A "Connection Refused" error will occur if your client sends a connection request to a remote server host, and the remote host responds to say that it refuses to accept the request. The "Connection Refused" error essentially means that the computer is not accepting connections to the requested IP address and port.
"Connection refused" can be caused by a firewall which is blocking connection requests. A firewall which is configured to block connections to a particular endpoint can be set to drop connection requests--in which case the client will never get a response and will eventually timeout. Or the firewall can respond to connection connection requests with a refusal response.
Aside from firewalls, in the case of SSH, "connection refused" has a few possible causes:
You could be using the wrong port number to connect. The standard port number for SSH is 22, but some people run the ssh service on a different port to deter unauthorized access attempts.
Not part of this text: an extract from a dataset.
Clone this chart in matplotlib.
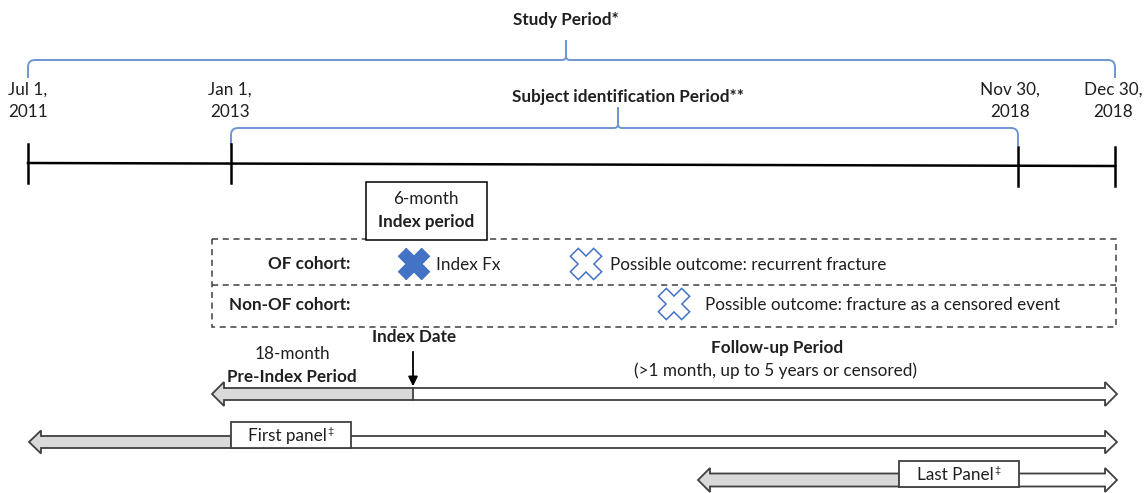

You could be trying to connect to the wrong computer. You may have mistyped the hostname or IP address. Or the computer may be using a dynamically-assigned address which has changed.
The ssh server process may not be running:
The SSH server process may not be listening for connections on the specific IP interface which you're trying to connect to. Most computers have at least two IP interfaces, a "localhost" interface and one or more network interfaces. Each active interface will have an IP address associated with it. An SSH server is typically configured to accept connections on any IP interface. But it can be configured to accept connections only on particular interfaces. In that case, the computer will refuse connections to an IP address which the SSH server isn't listening to, even if the connection request has the correct port.
The server may have a backlog of connection requests to the same port. This is rare and unusual, but if the host is receiving connection requests faster than they can be handled, the host will eventually start rejecting new connection requests.
Note that, firewalls aside, "connection refused" means that you are communicating with the remote computer--it's just not accepting your connection request.